Learning theorists tell us that one of the key reasons we don’t learn from our mistakes is that we don’t or won’t recognize them as such. We attribute good outcomes to our skill and intelligence and blame bad ones on others or on just plain bad luck. This unhealthy mind-set can be tolerated for a season, but it isn’t going to create a strong foundation for a long-term, mutually beneficial relationship. A breakup is inevitable unless both partners compromise and dedicate themselves to making it work. No, I’m not a marriage counselor—I’m talking about troubled power markets.
Failure to launch
Witness the most obvious example. In December 2000, the California ISO issued its first Stage 3 power alert when reserves dropped below 3%. Rolling blackouts began. Regulated utilities teetered on bankruptcy in a power market wrecked by high wholesale prices and retail price caps. Six years after the debacle, ex-Governor Davis is back to practicing law, the state still owes millions to utilities and public power agencies, and Kenneth Lay beat his rap the hard way. Those were expensive lessons that shouldn’t soon be forgotten.
It’s generally agreed that two key causes of the meltdown—besides flawed deregulation legislation and the willingness of those able to exploit its vulnerabilities for a buck—were lagging investment in new power plants and overreliance on imported power (about 22% today). The U.S. Energy Information Administration reports that while California’s power demand increased 11% from 1990 to 1999, net capable generation decreased by 2% over the same period.
The impact on the state was devastating. Developers, which as a group abhor uncertainty, left California in droves, sacrificing dozens of vital projects in the process. Since 1999, the California Energy Commission has approved 54 facilities totaling about 23,000 MW, but only 12,908 MW are on-line today. Netting retirements, mothballed plants, and expired licenses have left a mere 5,500 MW increase in installed generation capacity since 1999. In a recent draft decision, the California Public Utilities Commission found that 3,700 MW of new generation must come on-line by 2009 for the state to have adequate capacity and reserves. Future reserves will be tight, considering the dearth of projects in the queue.
Would you expect developers to invest in a region with an antidevelopment NIMBY (not in my backyard) mentality, a dependency on imported natural gas and oil for over 60% of its fuel mix, and a history of overregulation? In the words of Yogi Berra, "It’s déjà vu all over again." But this time it’s not California but the six New England states that constitute the ISO New England (ISO NE).
This April, ISO NE predicted that peak demand on its system would reach 27,025 MW on at least one day this summer.
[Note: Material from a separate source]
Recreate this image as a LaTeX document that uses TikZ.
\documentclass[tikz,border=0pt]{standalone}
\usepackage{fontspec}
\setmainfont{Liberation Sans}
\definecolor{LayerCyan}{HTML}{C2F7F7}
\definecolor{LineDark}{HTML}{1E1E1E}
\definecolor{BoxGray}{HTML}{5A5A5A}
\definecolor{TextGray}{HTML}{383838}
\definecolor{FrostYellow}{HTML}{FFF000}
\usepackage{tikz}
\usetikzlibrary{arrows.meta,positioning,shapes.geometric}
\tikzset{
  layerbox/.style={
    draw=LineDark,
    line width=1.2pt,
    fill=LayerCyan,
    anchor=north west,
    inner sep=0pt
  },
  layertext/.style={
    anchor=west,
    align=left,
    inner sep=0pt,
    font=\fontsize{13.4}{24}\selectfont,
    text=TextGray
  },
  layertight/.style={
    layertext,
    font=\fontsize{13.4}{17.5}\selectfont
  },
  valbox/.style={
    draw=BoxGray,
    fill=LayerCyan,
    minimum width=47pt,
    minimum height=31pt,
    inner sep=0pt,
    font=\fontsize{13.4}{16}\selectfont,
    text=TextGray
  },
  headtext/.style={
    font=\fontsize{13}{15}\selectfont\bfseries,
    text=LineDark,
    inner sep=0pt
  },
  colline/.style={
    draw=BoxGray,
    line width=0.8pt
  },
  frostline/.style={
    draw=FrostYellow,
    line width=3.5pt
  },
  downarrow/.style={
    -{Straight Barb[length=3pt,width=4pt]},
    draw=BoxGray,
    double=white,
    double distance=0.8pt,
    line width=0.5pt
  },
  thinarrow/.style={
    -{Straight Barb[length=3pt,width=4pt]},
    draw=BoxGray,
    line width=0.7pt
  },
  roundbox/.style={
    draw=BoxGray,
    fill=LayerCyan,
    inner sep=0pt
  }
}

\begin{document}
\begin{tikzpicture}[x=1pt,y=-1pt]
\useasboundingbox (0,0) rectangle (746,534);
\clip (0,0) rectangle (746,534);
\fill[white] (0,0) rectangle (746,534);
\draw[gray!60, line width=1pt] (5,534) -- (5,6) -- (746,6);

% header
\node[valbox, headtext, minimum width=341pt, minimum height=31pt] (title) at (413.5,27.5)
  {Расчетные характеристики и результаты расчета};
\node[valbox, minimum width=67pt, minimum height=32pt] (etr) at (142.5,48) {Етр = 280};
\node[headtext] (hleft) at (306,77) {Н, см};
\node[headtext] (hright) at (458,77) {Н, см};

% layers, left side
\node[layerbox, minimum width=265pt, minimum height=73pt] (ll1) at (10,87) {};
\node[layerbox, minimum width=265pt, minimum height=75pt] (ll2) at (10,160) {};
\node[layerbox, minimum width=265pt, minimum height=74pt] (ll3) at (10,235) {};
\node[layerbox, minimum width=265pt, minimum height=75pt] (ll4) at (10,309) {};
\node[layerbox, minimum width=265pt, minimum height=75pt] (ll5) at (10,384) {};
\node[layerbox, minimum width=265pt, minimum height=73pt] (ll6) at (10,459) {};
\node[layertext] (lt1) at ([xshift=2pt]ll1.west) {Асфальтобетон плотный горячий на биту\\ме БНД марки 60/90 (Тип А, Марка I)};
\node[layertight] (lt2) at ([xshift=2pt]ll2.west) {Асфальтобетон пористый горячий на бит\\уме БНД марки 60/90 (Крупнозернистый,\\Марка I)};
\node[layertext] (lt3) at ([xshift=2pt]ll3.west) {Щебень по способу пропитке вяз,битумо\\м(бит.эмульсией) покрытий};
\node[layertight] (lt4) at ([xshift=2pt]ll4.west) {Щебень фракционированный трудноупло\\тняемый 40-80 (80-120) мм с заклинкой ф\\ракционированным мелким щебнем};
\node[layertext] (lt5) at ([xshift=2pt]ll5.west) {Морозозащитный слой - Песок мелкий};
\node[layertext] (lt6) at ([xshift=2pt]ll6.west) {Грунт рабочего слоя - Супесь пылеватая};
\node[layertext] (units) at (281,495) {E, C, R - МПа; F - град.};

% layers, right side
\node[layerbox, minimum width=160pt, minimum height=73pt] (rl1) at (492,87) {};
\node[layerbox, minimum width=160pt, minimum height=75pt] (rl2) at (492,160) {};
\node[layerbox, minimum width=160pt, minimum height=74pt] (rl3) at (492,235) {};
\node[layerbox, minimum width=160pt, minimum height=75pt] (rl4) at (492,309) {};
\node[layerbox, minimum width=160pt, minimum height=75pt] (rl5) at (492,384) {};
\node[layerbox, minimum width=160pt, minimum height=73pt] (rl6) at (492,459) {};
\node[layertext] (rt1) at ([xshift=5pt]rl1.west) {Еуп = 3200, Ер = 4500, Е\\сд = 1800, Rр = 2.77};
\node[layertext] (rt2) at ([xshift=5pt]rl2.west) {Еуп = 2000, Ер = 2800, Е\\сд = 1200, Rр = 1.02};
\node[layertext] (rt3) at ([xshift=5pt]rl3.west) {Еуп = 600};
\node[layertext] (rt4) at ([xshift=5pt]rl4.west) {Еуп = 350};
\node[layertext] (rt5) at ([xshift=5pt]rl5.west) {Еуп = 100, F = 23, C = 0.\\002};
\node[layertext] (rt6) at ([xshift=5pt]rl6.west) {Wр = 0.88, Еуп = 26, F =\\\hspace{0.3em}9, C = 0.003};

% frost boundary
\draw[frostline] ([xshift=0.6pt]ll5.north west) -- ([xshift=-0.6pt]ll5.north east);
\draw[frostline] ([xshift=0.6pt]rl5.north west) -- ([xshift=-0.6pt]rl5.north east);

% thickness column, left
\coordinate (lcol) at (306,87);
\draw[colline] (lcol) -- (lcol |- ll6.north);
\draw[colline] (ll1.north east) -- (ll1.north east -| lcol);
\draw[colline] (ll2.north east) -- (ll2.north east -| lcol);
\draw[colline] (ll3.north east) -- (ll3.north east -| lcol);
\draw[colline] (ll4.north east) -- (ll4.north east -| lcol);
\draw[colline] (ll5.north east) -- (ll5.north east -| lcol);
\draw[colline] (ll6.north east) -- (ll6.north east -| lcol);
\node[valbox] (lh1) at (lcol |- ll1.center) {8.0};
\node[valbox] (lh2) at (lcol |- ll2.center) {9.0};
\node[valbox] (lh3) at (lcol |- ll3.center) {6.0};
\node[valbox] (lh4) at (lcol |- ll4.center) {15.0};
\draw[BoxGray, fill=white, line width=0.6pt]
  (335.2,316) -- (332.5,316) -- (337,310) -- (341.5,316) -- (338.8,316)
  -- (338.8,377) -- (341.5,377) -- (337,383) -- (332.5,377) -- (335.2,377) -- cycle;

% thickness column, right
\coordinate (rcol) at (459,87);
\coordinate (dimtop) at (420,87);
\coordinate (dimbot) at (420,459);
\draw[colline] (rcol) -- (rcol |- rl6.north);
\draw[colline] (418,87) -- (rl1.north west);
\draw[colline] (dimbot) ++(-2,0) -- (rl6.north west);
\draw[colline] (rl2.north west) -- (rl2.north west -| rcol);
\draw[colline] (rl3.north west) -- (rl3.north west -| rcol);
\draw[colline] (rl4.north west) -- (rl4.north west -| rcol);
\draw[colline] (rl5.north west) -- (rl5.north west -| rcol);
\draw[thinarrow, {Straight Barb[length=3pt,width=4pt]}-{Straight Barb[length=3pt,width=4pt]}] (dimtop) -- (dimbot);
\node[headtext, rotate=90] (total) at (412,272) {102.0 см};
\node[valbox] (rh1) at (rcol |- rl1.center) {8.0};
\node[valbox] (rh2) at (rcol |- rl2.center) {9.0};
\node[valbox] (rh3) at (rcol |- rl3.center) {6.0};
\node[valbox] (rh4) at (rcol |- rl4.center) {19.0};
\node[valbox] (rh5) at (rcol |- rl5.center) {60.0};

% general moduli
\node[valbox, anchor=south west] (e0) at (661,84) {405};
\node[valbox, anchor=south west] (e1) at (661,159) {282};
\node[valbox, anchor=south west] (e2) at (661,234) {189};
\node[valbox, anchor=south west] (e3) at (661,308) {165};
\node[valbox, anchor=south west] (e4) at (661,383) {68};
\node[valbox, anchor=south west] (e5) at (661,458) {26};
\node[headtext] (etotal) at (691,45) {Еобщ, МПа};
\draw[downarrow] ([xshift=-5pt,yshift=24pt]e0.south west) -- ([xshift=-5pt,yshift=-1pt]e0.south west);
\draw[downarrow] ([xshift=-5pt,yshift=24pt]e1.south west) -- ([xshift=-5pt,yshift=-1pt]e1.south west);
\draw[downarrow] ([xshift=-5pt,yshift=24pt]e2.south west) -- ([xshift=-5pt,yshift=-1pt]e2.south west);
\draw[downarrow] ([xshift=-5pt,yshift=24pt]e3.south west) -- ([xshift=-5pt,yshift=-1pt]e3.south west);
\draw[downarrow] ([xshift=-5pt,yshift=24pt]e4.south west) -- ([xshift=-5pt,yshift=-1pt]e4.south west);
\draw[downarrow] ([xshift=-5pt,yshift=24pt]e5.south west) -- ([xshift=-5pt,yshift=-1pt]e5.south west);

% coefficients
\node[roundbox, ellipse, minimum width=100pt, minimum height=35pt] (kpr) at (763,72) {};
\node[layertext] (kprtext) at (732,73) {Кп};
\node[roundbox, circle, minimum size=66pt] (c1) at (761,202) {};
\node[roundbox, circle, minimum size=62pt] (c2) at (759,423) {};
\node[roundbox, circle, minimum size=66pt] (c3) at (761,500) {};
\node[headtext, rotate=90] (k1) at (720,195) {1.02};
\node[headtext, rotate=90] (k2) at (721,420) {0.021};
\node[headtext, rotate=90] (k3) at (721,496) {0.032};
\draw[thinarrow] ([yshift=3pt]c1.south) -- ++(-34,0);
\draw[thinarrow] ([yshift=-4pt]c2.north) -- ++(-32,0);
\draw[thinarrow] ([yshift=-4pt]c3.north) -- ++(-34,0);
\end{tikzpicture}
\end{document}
The current record of 26,885 MW was set last July 27. Stephen G. Whiteley, ISO NE’s senior vice president and COO, has noted that, "While demand for electricity continues to grow across New England, construction of new generating resources has stagnated. Without new investment in power infrastructure and greater energy efficiency and conservation, New England could soon be consuming more electricity than it can produce or buy from its neighbors." ISO NE projects that summer peak demand will grow to 32,000 MW in two years. Sound familiar?
Federal Energy Regulatory Commission Chairman Joseph Kelliher demonstrated that he also clearly understands the imminent disaster facing New Englanders—as well how to avoid future blame-shifting—when he put them on notice last fall that the problem must be fixed immediately. "The collapse of generation additions and the threat that poses to reliability and just and reasonable wholesale power prices in New England cannot be ignored. I do not want to see the California crisis visited upon New England, and I do not want to see the commission criticized for not acting to assure reliability."
Residents of New England are on notice, much as Californians were in 1999, that the clock is ticking. Procrastination on building new capacity will result in fewer, more expensive, and more painful solutions. Wholesale markets collapsed post-Enron when independent generators with scores of assets went bankrupt; some threatened to shut down their older, less-economic plants, and others stopped building new plants altogether. ISO NE reliability-must-run contracts were an interim solution but, now totaling over 6,000 MW, they cost ratepayers around $700 million/year.
Naysayers blame New England’s competitive markets for the looming crisis. But Gordon van Welie, president and CEO of ISO New England, says the markets are merely revealing the structural cracks in their underlying fundamentals. Combine antidevelopment sentiments, environmentalists’ opposition to any power plant development, an unstable regulatory environment, plus retail and wholesale price caps, and you have all the ingredients for a California-size implosion.
Tracking the location of new plants is a key indicator of a region’s economic future. As a region, New England has 26% of its power needs met by nuclear power. But not one of the 14 or so announced next-generation nuclear projects is in New England, where no major generating project of any type is in the queue. One developer, finding it hard to overcome NIMBY opposition to a small 30-MW wind project, astutely observed that the region has gone beyond NIMBY to BANANA—build absolutely nothing anywhere near anyone. That’s not a healthy attitude.